> [Given problem]
Take the lines of the data below from the very first through the line containing "W, H = 639, 436" and output them exactly, pictures excluded.

> [Recorded data]
╔══

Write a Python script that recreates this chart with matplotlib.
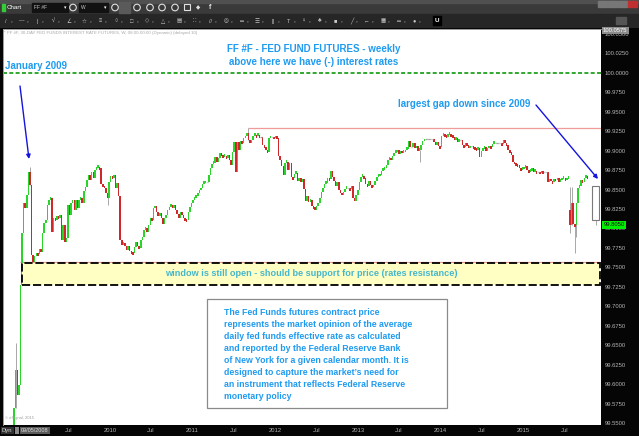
import numpy as np
import pandas as pd
import matplotlib
matplotlib.use("Agg")
import matplotlib.pyplot as plt
import matplotlib.dates as mdates
import matplotlib.transforms as mtrans
from matplotlib.patches import Rectangle, Circle

plt.rcParams["font.family"] = ["Liberation Sans", "DejaVu Sans"]

W, H = 639, 436

# weekly closes, FF #F continuous contract
FIRST_WEEK = "2008-11-03"
FIRST_OPEN = 99.547
CLOSES = [
    99.569, 99.618, 99.586, 99.599, 99.727, 99.794, 99.833, 99.826, 99.843, 99.873,
    99.856, 99.766, 99.757, 99.765, 99.768, 99.767, 99.774, 99.770, 99.794, 99.807,
    99.811, 99.830, 99.837, 99.839, 99.795, 99.813, 99.811, 99.816, 99.813, 99.817,
    99.785, 99.804, 99.783, 99.788, 99.830, 99.817, 99.833, 99.837, 99.824, 99.837,
    99.826, 99.837, 99.839, 99.833, 99.848, 99.853, 99.862, 99.869, 99.862, 99.873,
    99.865, 99.875, 99.878, 99.879, 99.878, 99.857, 99.855, 99.852, 99.846, 99.839,
    99.860, 99.867, 99.865, 99.869, 99.852, 99.858, 99.842, 99.785, 99.779, 99.781,
    99.777, 99.772, 99.777, 99.771, 99.770, 99.768, 99.776, 99.783, 99.777, 99.775,
    99.785, 99.789, 99.798, 99.801, 99.795, 99.804, 99.813, 99.811, 99.826, 99.829,
    99.821, 99.816, 99.820, 99.813, 99.806, 99.813, 99.817, 99.824, 99.828, 99.830,
    99.826, 99.830, 99.824, 99.819, 99.813, 99.821, 99.817, 99.813, 99.812, 99.811,
    99.821, 99.828, 99.833, 99.837, 99.839, 99.842, 99.846, 99.849, 99.852, 99.857,
    99.858, 99.860, 99.860, 99.869, 99.878, 99.883, 99.884, 99.892, 99.885, 99.891,
    99.897, 99.894, 99.892, 99.893, 99.891, 99.894, 99.888, 99.882, 99.898, 99.911,
    99.873, 99.911, 99.901, 99.912, 99.910, 99.916, 99.919, 99.923, 99.914, 99.910,
    99.914, 99.919, 99.920, 99.919, 99.920, 99.918, 99.918, 99.907, 99.905, 99.901,
    99.898, 99.916, 99.918, 99.918, 99.916, 99.919, 99.916, 99.893, 99.888, 99.880,
    99.869, 99.884, 99.885, 99.875, 99.884, 99.866, 99.865, 99.870, 99.871, 99.861,
    99.865, 99.860, 99.864, 99.851, 99.835, 99.842, 99.834, 99.837, 99.829, 99.828,
    99.824, 99.829, 99.833, 99.839, 99.847, 99.852, 99.857, 99.858, 99.865, 99.864,
    99.874, 99.866, 99.861, 99.855, 99.860, 99.849, 99.846, 99.843, 99.847, 99.851,
    99.852, 99.852, 99.851, 99.855, 99.839, 99.835, 99.843, 99.849, 99.860, 99.866,
    99.867, 99.865, 99.857, 99.855, 99.861, 99.856, 99.853, 99.856, 99.861, 99.866,
    99.867, 99.869, 99.874, 99.875, 99.878, 99.882, 99.888, 99.891, 99.888, 99.893,
    99.897, 99.898, 99.901, 99.896, 99.900, 99.897, 99.898, 99.901, 99.902, 99.912,
    99.905, 99.905, 99.910, 99.903, 99.906, 99.900, 99.901, 99.907, 99.912, 99.915,
    99.915, 99.915, 99.915, 99.915, 99.915, 99.911, 99.907, 99.911, 99.906, 99.905,
    99.919, 99.921, 99.920, 99.918, 99.920, 99.921, 99.920, 99.918, 99.914, 99.916,
    99.911, 99.914, 99.914, 99.907, 99.905, 99.910, 99.907, 99.903, 99.906, 99.906,
    99.905, 99.903, 99.901, 99.903, 99.892, 99.900, 99.902, 99.905, 99.900, 99.903,
    99.906, 99.905, 99.909, 99.910, 99.910, 99.910, 99.910, 99.910, 99.909, 99.914,
    99.910, 99.907, 99.901, 99.898, 99.894, 99.886, 99.884, 99.883, 99.882, 99.878,
    99.875, 99.876, 99.878, 99.880, 99.875, 99.873, 99.874, 99.878, 99.873, 99.874,
    99.873, 99.873, 99.871, 99.874, 99.873, 99.873, 99.873, 99.860, 99.864, 99.861,
    99.860, 99.864, 99.862, 99.865, 99.860, 99.862, 99.864, 99.865, 99.862, 99.864,
    99.865, 99.804, 99.833, 99.806, 99.805, 99.833, 99.852, 99.855, 99.862, 99.860,
    99.865, 99.867, 99.866,
]
GAP_OPENS = {351: 99.824}          # the Aug 2015 gap down
WICKS = {1: (99.653, None), 10: (99.879, None), 59: (None, 99.830),
         148: (99.929, None), 256: (None, 99.885), 351: (99.853, 99.794),
         352: (99.853, None), 354: (None, 99.768), 355: (None, 99.789)}
LAST_BAR_DATES = ("2015-11-02", "2015-12-03")
LAST_BAR = (99.811, 99.855, 99.804)   # body low, body high, wick low
LAST_PRICE = 99.805
WINDOW = (99.727, 99.756)
ZERO_RATE = 100.0

YTICKS = np.arange(99.55, 100.0501, 0.025)
XTICKS = ["2009-07-01", "2010-01-01", "2010-07-01", "2011-01-01", "2011-07-01",
          "2012-01-01", "2012-07-01", "2013-01-01", "2013-07-01", "2014-01-01",
          "2014-07-01", "2015-01-01", "2015-07-01"]
XLIM = ("2008-09-15", "2015-12-11")
YLIM = (99.5474, 100.0564)

NOTE = ["The Fed Funds futures contract price",
        "represents the market opinion of the average",
        "daily fed funds effective rate as calculated",
        "and reported by the Federal Reserve Bank",
        "of New York for a given calendar month. It is",
        "designed to capture the market\u2019s need for",
        "an instrument that reflects Federal Reserve",
        "monetary policy"]

BLUE = "#1f9bf0"
ARROW = "#1414e0"
GREEN = "#2bd42b"
RED = "#d02828"


def fx(x):
    return x / W


def fy(y):
    return 1 - y / H


fig = plt.figure(figsize=(W / 100, H / 100), dpi=100, facecolor="#050505")

# ---- toolbar -------------------------------------------------------------
tb = fig.add_axes([0, fy(28), 1, 28 / H])
tb.set_xlim(0, W)
tb.set_ylim(28, 0)
tb.axis("off")
tb.add_patch(Rectangle((0, 0), W, 14, color="#3a3a3a"))
tb.add_patch(Rectangle((0, 0), W, 3, color="#505050"))
tb.add_patch(Rectangle((0, 14), W, 14, color="#262626"))
tb.add_patch(Rectangle((2, 4), 2.5, 7, color="#33cc33"))
tb.text(7, 7.5, "Chart", color="white", fontsize=4.5, va="center")
for x0, w, s in [(32, 36, "FF #F"), (79, 29, "W")]:
    tb.add_patch(Rectangle((x0, 3), w, 9, color="#121212"))
    tb.text(x0 + 2, 7.5, s, color="#cccccc", fontsize=3.5, va="center")
    tb.text(x0 + w - 4, 7.5, "\u25be", color="white", fontsize=3.5, va="center")
tb.add_patch(Rectangle((119, 2), 11, 11, color="#5a5a5a"))
for cx in [73, 115, 137, 150, 162, 175]:
    tb.add_patch(Circle((cx, 7.5), 3.3, fill=False, ec="#e0e0e0", lw=0.8))
tb.add_patch(Rectangle((184, 4), 6, 6, fill=False, ec="#e0e0e0", lw=0.8))
tb.text(198, 7.5, "\u25c6", color="#e0e0e0", fontsize=4, va="center", ha="center")
tb.text(210, 7.5, "f", color="#e0e0e0", fontsize=5, va="center", ha="center",
        weight="bold")
icons = ["/", "\u2014", "|", "\u221a", "\u2220", "\u2606", "\u2261", "\u25cb", "\u25a1",
         "\u25c7", "\u25b3", "\u25a4", "\u2237", "//", "\u25ce", "\u2550", "\u2630",
         "||", "T", "\u2640", "\u2663", "\u25a0", "\u2571", "\u2190", "\u25a6", "\u2550",
         "\u25cf"]
for i, s in enumerate(icons):
    tb.text(6 + i * 15.7, 21, s, color="#c8c8c8", fontsize=4, va="center", ha="center")
    tb.text(11 + i * 15.7, 22.5, "\u25be", color="#888888", fontsize=2.5, va="center")
tb.add_patch(Rectangle((433, 16), 8, 9, color="black"))
tb.text(437, 20.5, "U", color="white", fontsize=4.5, va="center", ha="center",
        weight="bold")
for i, c in enumerate(["#777777", "#777777", "#777777", "#c03030"]):
    tb.add_patch(Rectangle((598 + i * 10, 1), 8.5, 6.5, color=c))
tb.add_patch(Rectangle((616, 17), 10, 7, color="#555555"))

# ---- price chart ---------------------------------------------------------
ax = fig.add_axes([fx(3), fy(425), 598 / W, 396 / H], facecolor="white")
dates = pd.date_range(FIRST_WEEK, periods=len(CLOSES), freq="7D")
xd = mdates.date2num(dates.to_pydatetime())
closes = np.array(CLOSES)
opens = np.r_[FIRST_OPEN, closes[:-1]]
for k, v in GAP_OPENS.items():
    opens[k] = v
body = closes - opens
doji = np.abs(body) < 0.0005
hgt = np.sign(body) * np.maximum(np.abs(body), 0.0035)

for k, (hi, lo) in WICKS.items():
    top = hi if hi is not None else max(opens[k], closes[k])
    bot = lo if lo is not None else min(opens[k], closes[k])
    ax.vlines(xd[k], bot, top, color="#9a9a9a", lw=0.6, zorder=2)

up = (body > 0) & ~doji
dn = (body < 0) & ~doji
ax.bar(xd[up], hgt[up], bottom=opens[up], width=6.6, color=GREEN, lw=0, zorder=3)
ax.bar(xd[dn], hgt[dn], bottom=opens[dn], width=6.6, color=RED, lw=0, zorder=3)
ax.hlines(closes[doji], xd[doji] - 3, xd[doji] + 3, color="#a0a0a0", lw=0.9, zorder=3)

# current (incomplete) bar, drawn hollow
lb0, lb1 = mdates.date2num(pd.to_datetime(list(LAST_BAR_DATES)).to_pydatetime())
ax.vlines((lb0 + lb1) / 2, LAST_BAR[2], LAST_BAR[0], color="#9a9a9a", lw=0.6)
ax.add_patch(Rectangle((lb0, LAST_BAR[0]), lb1 - lb0, LAST_BAR[1] - LAST_BAR[0],
                       fc="white", ec="#7a7a7a", lw=0.8, zorder=3))

# levels
ax.axhline(ZERO_RATE, color="#1fa01f", lw=1.3, ls=(0, (2.2, 1.3)), zorder=2)
top_high = WICKS[148][0]
ax.hlines(top_high, xd[148], xd[-1] + 60, color="#f09a9a", lw=0.9, zorder=1)
low_close = min(CLOSES[5:])
ax.hlines(low_close, xd[4], xd[-1] + 60, color="#f09a9a", lw=0.9, zorder=1)
blend = mtrans.blended_transform_factory(ax.transAxes, ax.transData)
ax.add_patch(Rectangle((19 / 598, WINDOW[0]), 578 / 598, WINDOW[1] - WINDOW[0],
                       transform=blend, fc="#ffffc4", ec="black", lw=1.3,
                       ls=(0, (4.5, 1.6)), zorder=4))

ax.set_xlim(*mdates.date2num(pd.to_datetime(list(XLIM)).to_pydatetime()))
ax.set_ylim(*YLIM)
ax.yaxis.tick_right()
ax.set_yticks(YTICKS)
ax.set_yticklabels([f"{v:.4f}" for v in YTICKS])
xt = pd.to_datetime(XTICKS)
ax.set_xticks(mdates.date2num(xt.to_pydatetime()))
ax.set_xticklabels(["Jul" if d.month == 7 else str(d.year) for d in xt])
ax.tick_params(axis="both", length=0, labelsize=4.2, labelcolor="#b4b4b4")
ax.tick_params(axis="y", pad=2.5)
ax.tick_params(axis="x", pad=2.2)
for s in ["right", "bottom"]:
    ax.spines[s].set_visible(False)
for s in ["left", "top"]:
    ax.spines[s].set_color("#9a9a9a")
    ax.spines[s].set_linestyle((0, (1, 1)))
    ax.spines[s].set_linewidth(0.7)

# right-scale markers
ax.text(1.004, LAST_PRICE, f"{LAST_PRICE:.4f}", transform=blend, fontsize=4.2,
        va="center", ha="left", color="#111111",
        bbox=dict(boxstyle="square,pad=0.25", fc="#00ee00", ec="none"))
fig.text(fx(603), fy(30.5), "100.0575", fontsize=4.2, va="center", color="white",
         bbox=dict(boxstyle="square,pad=0.2", fc="#8c8c8c", ec="none"))

# bottom bar bits
fig.text(fx(2), fy(430.5), "Dyn", fontsize=4.2, va="center", color="#dddddd",
         bbox=dict(boxstyle="square,pad=0.2", fc="#303030", ec="none"))
fig.add_artist(Rectangle((fx(14.5), fy(434)), 4.5 / W, 7 / H, fc="#8a8a8a", ec="none"))
fig.text(fx(21), fy(430.5), "09/05/2008", fontsize=4.0, va="center", color="#dddddd",
         bbox=dict(boxstyle="square,pad=0.2", fc="#5a5a5a", ec="none"))

# header and copyright
fig.text(fx(4), fy(33), "* FF #F, 30-DAY FED FUNDS INTEREST RATE FUTURES, W, "
         "08:00-00:00 (Dynamic) (delayed 10)", fontsize=3.2, color="#a8a8a8",
         va="center")
fig.text(fx(5), fy(418), "\u00a9 eSignal, 2015", fontsize=3.0, color="#a0a0a0",
         va="center")

# annotations
fig.text(fx(314), fy(49), "FF #F - FED FUND FUTURES - weekly", fontsize=7,
         weight="bold", color=BLUE, ha="center", va="center")
fig.text(fx(314), fy(62), "above here we have (-) interest rates", fontsize=7,
         weight="bold", color=BLUE, ha="center", va="center")
fig.text(fx(5), fy(66), "January 2009", fontsize=7, weight="bold", color=BLUE,
         va="center")
fig.text(fx(398), fy(104), "largest gap down since 2009", fontsize=7,
         weight="bold", color=BLUE, va="center")
fig.text(fx(311), fy(274), "window is still open - should be support for price "
         "(rates resistance)", fontsize=6.6, weight="bold", color="#45b7cc",
         ha="center", va="center", zorder=6)

arrow = dict(arrowstyle="-|>", color=ARROW, lw=1.0, mutation_scale=6,
             shrinkA=0, shrinkB=0)
ax.annotate("", xy=(fx(29), fy(159)), xytext=(fx(20), fy(86)),
            xycoords="figure fraction", textcoords="figure fraction",
            arrowprops=arrow, zorder=6)
ax.annotate("", xy=(fx(598), fy(179)), xytext=(fx(536), fy(105)),
            xycoords="figure fraction", textcoords="figure fraction",
            arrowprops=arrow, zorder=6)

# explanatory note box
fig.add_artist(Rectangle((fx(207), fy(408)), 240 / W, 109 / H, fc="white",
                         ec="#8a8a8a", lw=0.9, zorder=5))
for i, line in enumerate(NOTE):
    fig.text(fx(224), fy(312.5 + i * 11.93), line, fontsize=6.3, weight="bold",
             color=BLUE, va="center", zorder=6)

fig.savefig("out.png", dpi=100, facecolor=fig.get_facecolor())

╚══

> [Task response]
Write a Python script that recreates this chart with matplotlib.
import numpy as np
import pandas as pd
import matplotlib
matplotlib.use("Agg")
import matplotlib.pyplot as plt
import matplotlib.dates as mdates
import matplotlib.transforms as mtrans
from matplotlib.patches import Rectangle, Circle

plt.rcParams["font.family"] = ["Liberation Sans", "DejaVu Sans"]

W, H = 639, 436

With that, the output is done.